● REQUIREMENTS: Nothing but the lines from the top of the data to the line holding "const xTicks = [0, 1, 2, 3, 4, 5, 6];" should be printed, word for word and both ends included; leave the pictures out.
______________________________
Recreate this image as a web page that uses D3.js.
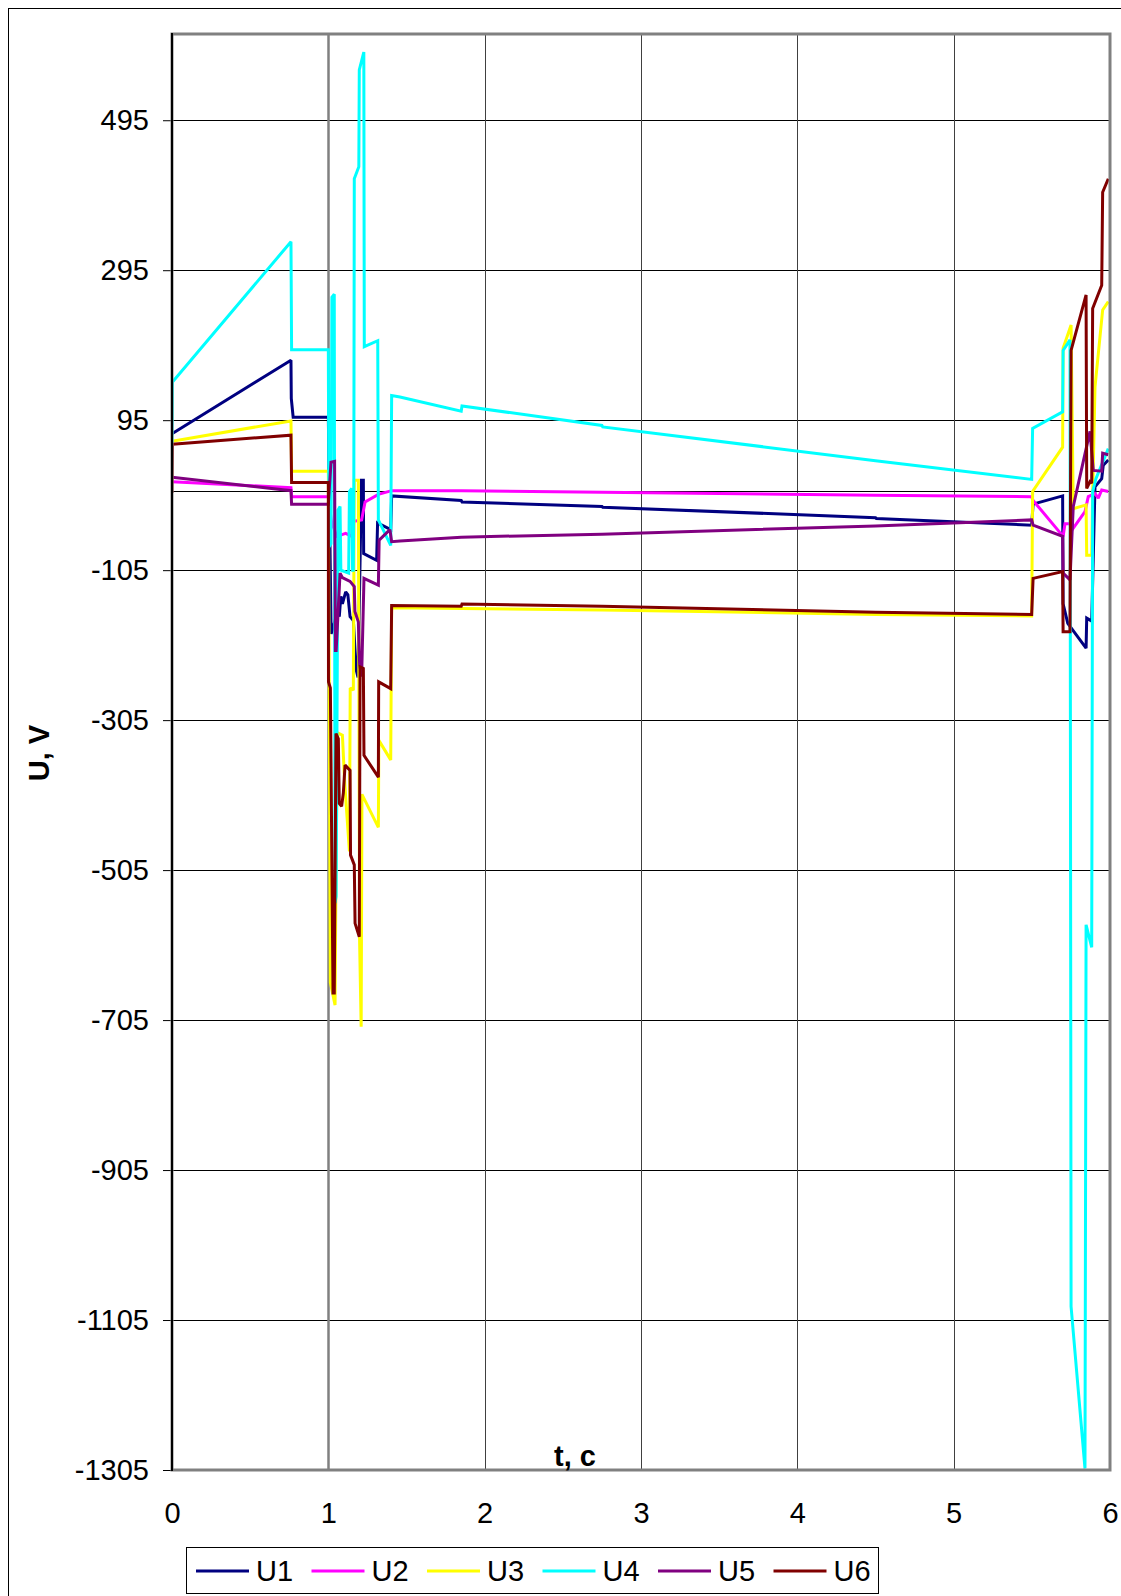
<!DOCTYPE html>
<html>
<head>
<meta charset="utf-8">
<script src="https://cdn.jsdelivr.net/npm/d3@7"></script>
<style>
  html, body { margin: 0; padding: 0; background: #fff; }
  svg { display: block; font-family: "Liberation Sans", Arial, sans-serif; }
</style>
</head>
<body>
<svg id="chart" width="1121" height="1596"></svg>
<script>
// Tick values of both axes
const yTicks = [495, 295, 95, -105, -305, -505, -705, -905, -1105, -1305];
const xTicks = [0, 1, 2, 3, 4, 5, 6];

// Series names and colours
const seriesNames = ["U1", "U2", "U3", "U4", "U5", "U6"];
const seriesColors = ["#000080", "#FF00FF", "#FFFF00", "#00FFFF", "#800080", "#800000"];

// Voltage traces: [t (s), U (V)]
const U1 = [
  [0, 77], [0.761, 175], [0.763, 124], [0.775, 99], [1.0, 99], [1.018, -190], [1.025, -185],
  [1.062, -158], [1.07, -167], [1.08, -140], [1.09, -150], [1.111, -134], [1.125, -138],
  [1.139, -167], [1.16, -172], [1.178, -238], [1.19, -248], [1.212, 15], [1.224, 15],
  [1.226, -83], [1.309, -92], [1.315, -42], [1.399, -51], [1.405, -6], [1.85, -12],
  [1.855, -14], [2.75, -20], [2.755, -21], [4.5, -35], [4.505, -36], [5.499, -45],
  [5.508, -17], [5.697, -6], [5.70, -150], [5.73, -176], [5.847, -209], [5.851, -169],
  [5.883, -173], [5.904, 6], [5.947, 17], [5.957, 35], [5.989, 42]
];
const U2 = [
  [0, 13], [0.761, 5], [0.765, -7], [1.0, -7], [1.02, -40], [1.054, -60], [1.111, -56],
  [1.15, -60], [1.155, -40], [1.213, -38], [1.235, -14], [1.32, -4], [1.405, 1], [1.85, 1],
  [2.75, -1], [4.5, -5], [5.499, -7], [5.508, -12], [5.70, -60], [5.712, -43], [5.744, -43],
  [5.755, -52], [5.84, -27], [5.861, -7], [5.904, -3], [5.925, -9], [5.947, 2], [5.989, 0]
];
const U3 = [
  [0, 67], [0.761, 94], [0.765, 27], [1.0, 27], [1.013, -655], [1.043, -685], [1.05, -480],
  [1.06, -322], [1.09, -325], [1.105, -390], [1.135, -480], [1.14, -262], [1.16, -265],
  [1.166, 15], [1.192, 15], [1.2, -600], [1.21, -714], [1.215, -404], [1.32, -448],
  [1.323, -332], [1.399, -358], [1.405, -155], [1.85, -156], [2.75, -158], [4.5, -164],
  [5.499, -166], [5.505, 0], [5.697, 59], [5.70, 191], [5.751, 222], [5.765, -23],
  [5.847, -18], [5.851, -85], [5.883, -85], [5.889, -5], [5.904, 139], [5.953, 242],
  [5.989, 253]
];
const U4 = [
  [0, 64], [0.003, 146], [0.761, 333], [0.765, 189], [1.0, 189], [1.004, -74], [1.017, -70],
  [1.023, 259], [1.038, 263], [1.043, -549], [1.05, -540], [1.062, -25], [1.075, -20],
  [1.08, -105], [1.13, -109], [1.135, 0], [1.15, 4], [1.155, -105], [1.16, -105],
  [1.163, 0], [1.166, 417], [1.195, 433], [1.198, 562], [1.227, 586], [1.23, 193],
  [1.316, 201], [1.32, -38], [1.399, -72], [1.405, 128], [1.458, 126], [1.85, 107],
  [1.855, 114], [2.75, 88], [2.755, 86], [4.5, 41], [5.499, 16], [5.505, 84], [5.697, 106],
  [5.70, 188], [5.744, 202], [5.751, -1087], [5.84, -1303], [5.847, -578], [5.883, -608],
  [5.889, 0], [5.91, 17], [5.989, 57]
];
const U5 = [
  [0, 19], [0.761, 1], [0.765, -17], [1.0, -17], [1.017, 39], [1.04, 40], [1.045, -212],
  [1.05, -212], [1.075, -109], [1.09, -115], [1.139, -120], [1.166, -127], [1.17, -160],
  [1.192, -174], [1.2, -230], [1.213, -247], [1.228, -116], [1.32, -125], [1.325, -65],
  [1.394, -51], [1.405, -67], [1.458, -66], [1.85, -61], [2.75, -57], [4.5, -46],
  [5.499, -38], [5.508, -45], [5.697, -60], [5.70, -109], [5.744, -118], [5.765, -20],
  [5.872, 80], [5.893, 28], [5.947, 27], [5.953, 51], [5.989, 49]
];
const U6 = [
  [0, -2], [0.003, 63], [0.761, 75], [0.765, 12], [1.0, 12], [1.001, -254], [1.013, -262],
  [1.03, -669], [1.038, -669], [1.049, -323], [1.064, -330], [1.07, -416], [1.085, -420],
  [1.096, -402], [1.107, -365], [1.139, -372], [1.142, -485], [1.166, -498], [1.171, -576],
  [1.198, -594], [1.203, -234], [1.224, -236], [1.228, -352], [1.32, -381], [1.322, -254],
  [1.399, -263], [1.405, -152], [1.85, -153], [1.855, -150], [2.75, -153], [4.5, -161],
  [5.499, -164], [5.508, -116], [5.697, -107], [5.70, -187], [5.744, -187], [5.751, 188],
  [5.847, 262], [5.851, 4], [5.872, 13], [5.883, 11], [5.889, 244], [5.947, 275],
  [5.953, 399], [5.989, 417]
];
const seriesData = [U1, U2, U3, U4, U5, U6];

const svg = d3.select("#chart");
const W = 1121, H = 1596;
const plot = { left: 172, top: 34, right: 1110, bottom: 1470 };
const yMin = -1305, yMax = 610;
const fontFamily = "'Liberation Sans', Arial, sans-serif";

const x = d3.scaleLinear().domain([0, 6]).range([plot.left, plot.right]);
const y = d3.scaleLinear().domain([yMin, yMax]).range([plot.bottom, plot.top]);

// Outer chart border
svg.append("rect")
  .attr("x", 8.5).attr("y", 8.5).attr("width", W + 20).attr("height", H + 20)
  .attr("fill", "#fff").attr("stroke", "#000").attr("stroke-width", 1);

// Left ticks and labels (plain hyphen for negatives)
const yAxis = d3.axisLeft(y)
  .tickValues(yTicks)
  .tickSize(9)
  .tickPadding(14)
  .tickFormat(d => String(d));
const gy = svg.append("g").attr("transform", `translate(${plot.left},0)`).call(yAxis);
gy.select(".domain").remove();
gy.selectAll(".tick line").attr("stroke", "#000").attr("stroke-width", 1);
gy.selectAll(".tick text")
  .attr("font-size", 29).attr("fill", "#000")
  .attr("font-family", fontFamily);

// Horizontal gridlines
const grid = svg.append("g");
grid.selectAll("line.h").data(yTicks).join("line")
  .attr("class", "h")
  .attr("x1", plot.left).attr("x2", plot.right)
  .attr("y1", d => Math.round(y(d)) + 0.5).attr("y2", d => Math.round(y(d)) + 0.5)
  .attr("stroke", "#000").attr("stroke-width", 1);

// Vertical gridlines
grid.selectAll("line.v").data(xTicks.filter(d => d > 0 && d < 6)).join("line")
  .attr("class", "v")
  .attr("x1", d => Math.round(x(d)) + 0.5).attr("x2", d => Math.round(x(d)) + 0.5)
  .attr("y1", plot.top).attr("y2", plot.bottom)
  .attr("stroke", d => d === 1 ? "#808080" : "#404040")
  .attr("stroke-width", d => d === 1 ? 2.5 : 1);

// Zero line of the voltage axis
grid.append("line")
  .attr("x1", plot.left).attr("x2", plot.right)
  .attr("y1", Math.round(y(0)) + 0.5).attr("y2", Math.round(y(0)) + 0.5)
  .attr("stroke", "#000").attr("stroke-width", 1.2);

// X tick labels below the plot
const xAxis = d3.axisBottom(x).tickValues(xTicks).tickSize(0).tickPadding(32)
  .tickFormat(d => String(d));
const gx = svg.append("g").attr("transform", `translate(0,${plot.bottom})`).call(xAxis);
gx.select(".domain").remove();
gx.selectAll(".tick text")
  .attr("font-size", 29).attr("fill", "#000")
  .attr("font-family", fontFamily);

// Series lines
svg.append("clipPath").attr("id", "plotClip")
  .append("rect")
  .attr("x", plot.left).attr("y", plot.top)
  .attr("width", plot.right - plot.left).attr("height", plot.bottom - plot.top);

const line = d3.line().x(d => x(d[0])).y(d => y(d[1]));
const lines = svg.append("g").attr("clip-path", "url(#plotClip)");
seriesData.forEach((s, i) => {
  lines.append("path")
    .datum(s)
    .attr("d", line)
    .attr("fill", "none")
    .attr("stroke", seriesColors[i])
    .attr("stroke-width", 3)
    .attr("stroke-linejoin", "miter")
    .attr("stroke-miterlimit", 2);
});

// Plot area frame
svg.append("rect")
  .attr("x", plot.left).attr("y", plot.top)
  .attr("width", plot.right - plot.left).attr("height", plot.bottom - plot.top)
  .attr("fill", "none").attr("stroke", "#808080").attr("stroke-width", 3);
svg.append("line")
  .attr("x1", plot.left).attr("x2", plot.left)
  .attr("y1", plot.top - 1).attr("y2", plot.bottom + 1)
  .attr("stroke", "#000").attr("stroke-width", 2);

// Axis titles
svg.append("text")
  .attr("x", 575).attr("y", plot.bottom - 4)
  .attr("text-anchor", "middle")
  .attr("font-size", 29).attr("font-weight", "bold")
  .text("t, c");
svg.append("text")
  .attr("transform", `translate(49,753) rotate(-90)`)
  .attr("text-anchor", "middle")
  .attr("font-size", 29).attr("font-weight", "bold")
  .text("U, V");

// Legend
const legend = svg.append("g");
legend.append("rect")
  .attr("x", 186.5).attr("y", 1547.5).attr("width", 692).attr("height", 46)
  .attr("fill", "#fff").attr("stroke", "#000").attr("stroke-width", 1);
const item = legend.selectAll("g.item").data(seriesNames).join("g")
  .attr("class", "item")
  .attr("transform", (d, i) => `translate(${196 + i * 115.5},1571)`);
item.append("line")
  .attr("x1", 0).attr("x2", 53).attr("y1", 0).attr("y2", 0)
  .attr("stroke", (d, i) => seriesColors[i]).attr("stroke-width", 3);
item.append("text")
  .attr("x", 60).attr("y", 10)
  .attr("font-size", 29)
  .text(d => d);
</script>
</body>
</html>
______________________________
● EXERCISE RESPONSE:
Recreate this image as a web page that uses D3.js.
<!DOCTYPE html>
<html>
<head>
<meta charset="utf-8">
<script src="https://cdn.jsdelivr.net/npm/d3@7"></script>
<style>
  html, body { margin: 0; padding: 0; background: #fff; }
  svg { display: block; font-family: "Liberation Sans", Arial, sans-serif; }
</style>
</head>
<body>
<svg id="chart" width="1121" height="1596"></svg>
<script>
// Tick values of both axes
const yTicks = [495, 295, 95, -105, -305, -505, -705, -905, -1105, -1305];
const xTicks = [0, 1, 2, 3, 4, 5, 6];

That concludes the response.